Sudhanshu Tewari, CEO & Co-Founder, Rewardz

Many economists are forecasting a downturn, if not a full-blown recession, over the next 12-24 months. The economic downturn looks pretty real at this stage. We have seen budget cuts in HR spending by existing and potential clients. Some approved projects have been deferred due to budget cuts....


David Leong, Managing Director, PeopleWorldwide Consulting Pte Ltd
14 Oct 2019 - 10:43

The continuing weakness in the economy is unlikely to improve until daylight is seen from the long nightmare of the US-China trade conflict. The vacillating dramas between the two economies create stress and tensions across global supply chains and manufacturing sectors.

Our business cannot escape the uncertainties - employers are withholding hiring, with a great number of them retrenching.

Support measures must be targeted to retain workers through this period of stress and uncertainty, and should not just be broadbased grants to SMEs for innovation, technology adoption or productivity growth. This kind of help will not save the day but retaining Singaporean workers and PRs will save jobs and families. The fabric of our workforce must be resilient and be able to bounce back to form when the economy improves. The government's support must therefore be at the grassroots workforce level during periods of stress to provide employment support through wage subsidies, incentives for retention of older workers, and re-skilling and job training grants. A cut in the employer's CPF contribution rate will be the last card to throw.
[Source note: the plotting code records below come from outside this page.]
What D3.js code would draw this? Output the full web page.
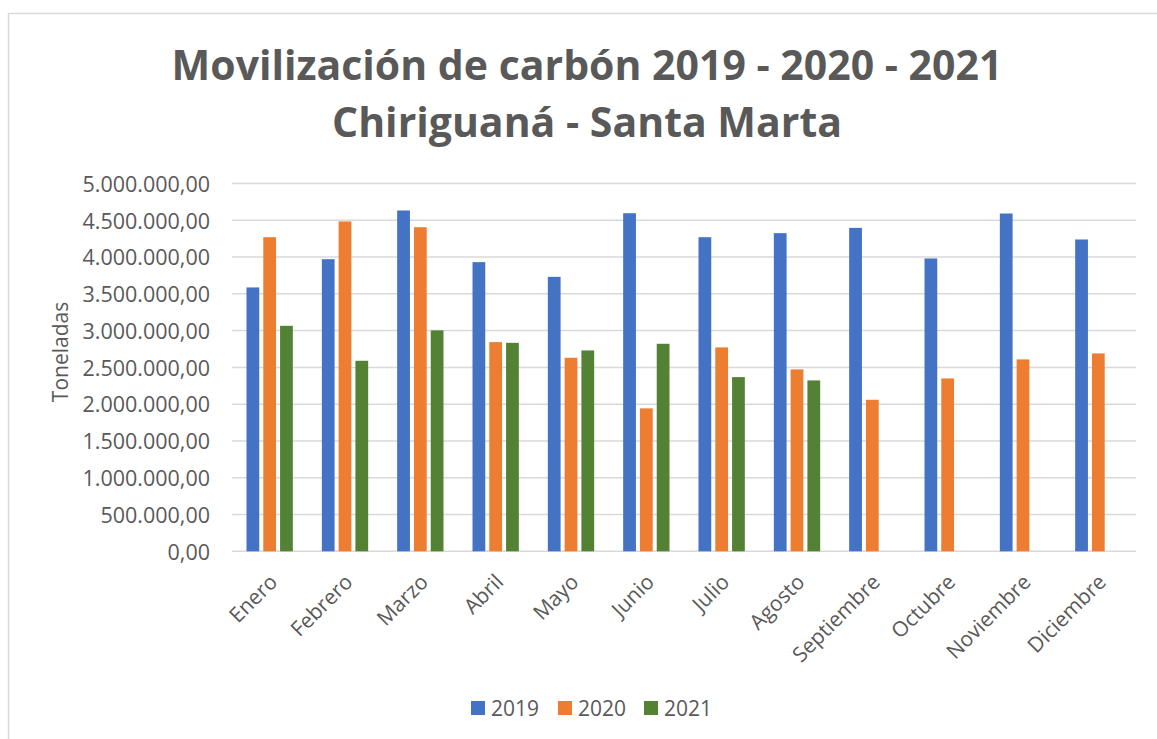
<!DOCTYPE html>
<html><head><meta charset="utf-8">
<script src="https://cdn.jsdelivr.net/npm/d3@7"></script>
<style>
html,body{margin:0;padding:0;background:#fff;}
svg text{font-family:"Open Sans",sans-serif;fill:#595959;}
</style></head>
<body>
<svg id="c" width="1157" height="739"></svg>
<script>
const months = ["Enero","Febrero","Marzo","Abril","Mayo","Junio","Julio","Agosto","Septiembre","Octubre","Noviembre","Diciembre"];
const seriesNames = ["2019","2020","2021"];
const v2019 = [3587000,3971000,4633000,3931000,3731000,4596000,4270000,4325000,4397000,3981000,4592000,4239000];
const v2020 = [4270000,4484000,4406000,2844000,2631000,1943000,2772000,2473000,2060000,2350000,2609000,2690000];
const v2021 = [3065000,2590000,3003000,2834000,2731000,2821000,2368000,2323000,null,null,null,null];
const yTicks = [0,500000,1000000,1500000,2000000,2500000,3000000,3500000,4000000,4500000,5000000];
const colors = ["#4472C4","#ED7D31","#548235"];

const svg = d3.select("#c");
// chart frame (top & left visible)
svg.append("rect").attr("x",8.5).attr("y",13.5).attr("width",1200).attr("height",800)
  .attr("fill","none").attr("stroke","#d9d9d9").attr("stroke-width",1.5);

const L=232,R=1136,T=183.5,B=551.3;
const x0 = d3.scaleBand().domain(months).range([L,R]).paddingInner(0.385).paddingOuter(0.1925);
const x1 = d3.scaleBand().domain(seriesNames).range([0,x0.bandwidth()]).paddingInner(0.24);
const y = d3.scaleLinear().domain([0,5000000]).range([B,T]);

const es = d3.formatLocale({decimal:",",thousands:".",grouping:[3],currency:["$",""]});
const fmt = es.format(",.2f");

// gridlines
svg.append("g").selectAll("line").data(yTicks).join("line")
  .attr("x1",L).attr("x2",R).attr("y1",d=>y(d)).attr("y2",d=>y(d))
  .attr("stroke","#d9d9d9").attr("stroke-width",1.5);

// y axis labels
const yAxis = d3.axisLeft(y).tickValues(yTicks).tickFormat(fmt).tickSize(0).tickPadding(22);
const ya = svg.append("g").attr("transform",`translate(${L},0)`).call(yAxis);
ya.select(".domain").remove();
ya.selectAll("text").style("font-size","21.5px").attr("fill","#595959").attr("dy","0.36em");

// bars
const series = [v2019,v2020,v2021];
const g = svg.append("g");
months.forEach((m,i)=>{
  series.forEach((s,j)=>{
    if(s[i]==null) return;
    g.append("rect")
      .attr("x",x0(m)+x1(seriesNames[j]))
      .attr("y",y(s[i]))
      .attr("width",x1.bandwidth())
      .attr("height",B-y(s[i]))
      .attr("fill",colors[j]);
  });
});

// x axis labels
const xAxis = d3.axisBottom(x0).tickSize(0).tickPadding(0);
const xa = svg.append("g").attr("transform",`translate(0,${B})`).call(xAxis);
xa.select(".domain").remove();
xa.selectAll("text").style("font-size","21px").attr("fill","#595959")
  .attr("text-anchor","end").attr("dy",0).attr("y",0)
  .attr("transform","translate(9,32) rotate(-45)");

// y title
svg.append("text").attr("transform","translate(68,352) rotate(-90)")
  .attr("text-anchor","middle").style("font-size","21px").text("Toneladas");

// title
const title = svg.append("text").attr("text-anchor","middle").style("font-size","41px").style("font-weight","bold");
title.append("tspan").attr("x",587).attr("y",80).text("Movilización de carbón 2019 - 2020 - 2021");
title.append("tspan").attr("x",587).attr("y",137).text("Chiriguaná - Santa Marta");

// legend
const lg = svg.append("g");
const lx = [471,558,644];
seriesNames.forEach((n,j)=>{
  lg.append("rect").attr("x",lx[j]).attr("y",701).attr("width",14).attr("height",14).attr("fill",colors[j]);
  lg.append("text").attr("x",lx[j]+20).attr("y",716).style("font-size","21px").text(n);
});
</script>
</body></html>
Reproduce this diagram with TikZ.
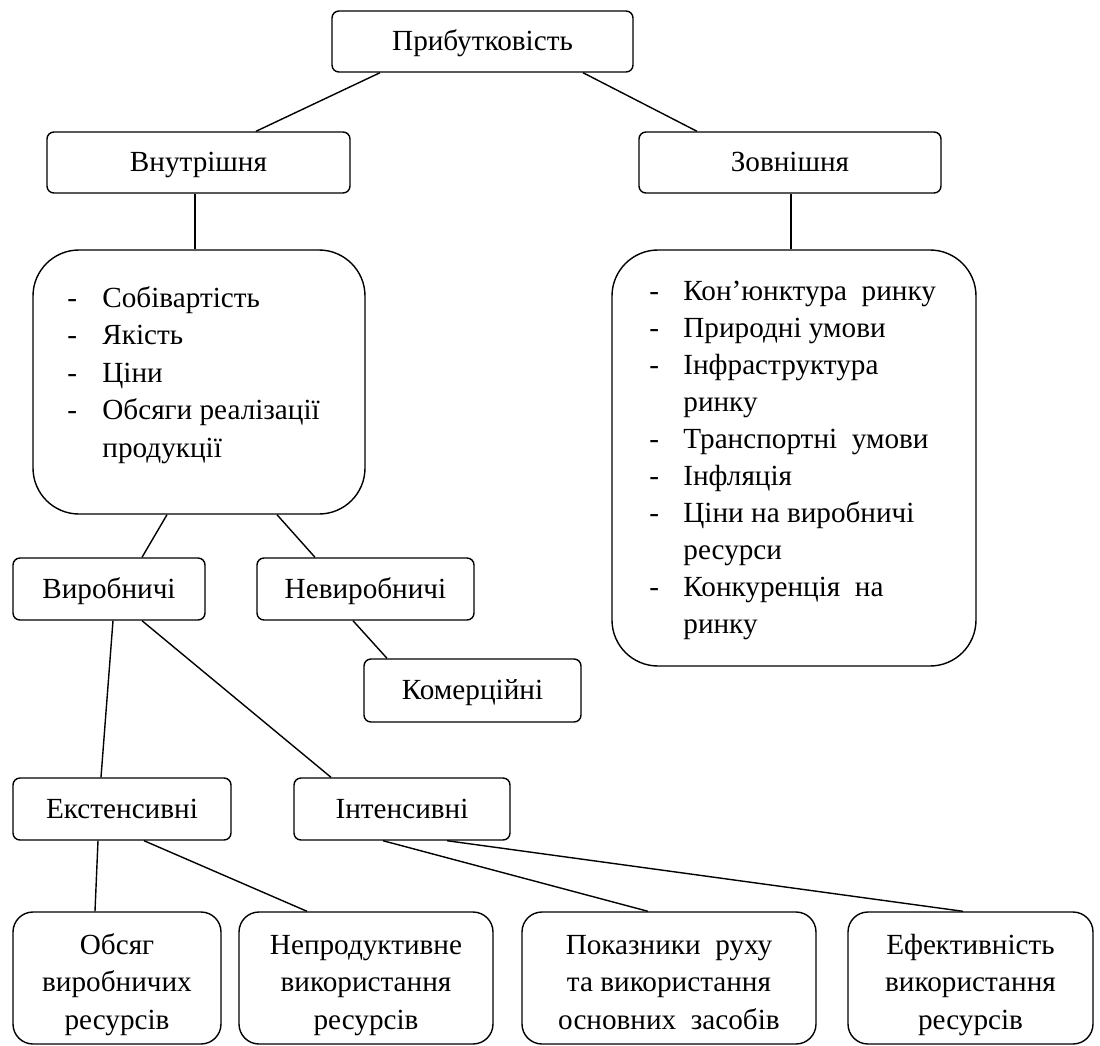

Henry Tan Group, CEO, Nexia TS Group
14 Oct 2019 - 10:40

We are seeing signs of economic downturn with slower collections and with demand for our services starting to slow down. In addition we see signs of slowing in the performance of our clients. This economic slowdown is long overdue and we should brace for a significant impact because both US and China are facing slowdown. Impact for SMEs will be significant as the oil and gas, shipping, construction and retail industries are all doing badly. Some stimulus should be provided now before the impact to SMEs become unmanageable. I hope the wage credit scheme is reintroduced to help SMEs.

Sudhanshu Tewari, CEO & Co-Founder, Rewardz
14 Oct 2019 - 10:39

Many economists are forecasting a downturn, if not a full-blown recession, over the next 12-24 months. The economic downturn looks pretty real at this stage. We have seen budget cuts in HR spending by existing and potential clients. Some approved projects have been deferred due to budget cuts.

2020 is currently looking grim for SMEs like Rewardz for new business development. In order to thrive in these tough times, we are working on increasing operating margins through automation and rolling out technology products with the least operating expenses and high potential returns for the business.

The Singapore government needs to closely watch the impact of macroeconomic factors on the economy. Startups and SMEs are the backbone and one of the success stories of the local economy and they are most exposed and vulnerable during tough economic conditions. Any financial support with reduced borrowing costs, grants and tax breaks will be very welcome by the community at this stage.

Leaders may understandably be reluctant to take major actions until they see clear evidence that they are affected by economic headwinds. The next downturn will challenge many companies, but a few will emerge stronger, competitively and financially.

Maren Schweizer, Director, Schweizer World Pte Ltd
14 Oct 2019 - 10:36

We have been setting the sails for a stormy future by fat trimming and increasing our cash in hand. At this stage, it's by far too early to touch our reserve cash pool we had built over the last decade for anti-cyclical investments.

Regardless of why or when a next recession hits, policymakers should be ready with tools that provide a powerful fiscal stimulus aimed at boosting the spending by households, businesses or governments to relieve the aggregate demand shortfall that causes recessions. These tools should be constructed not only to be effective economically but also to be valuable politically, to ensure broad and engaged popular support.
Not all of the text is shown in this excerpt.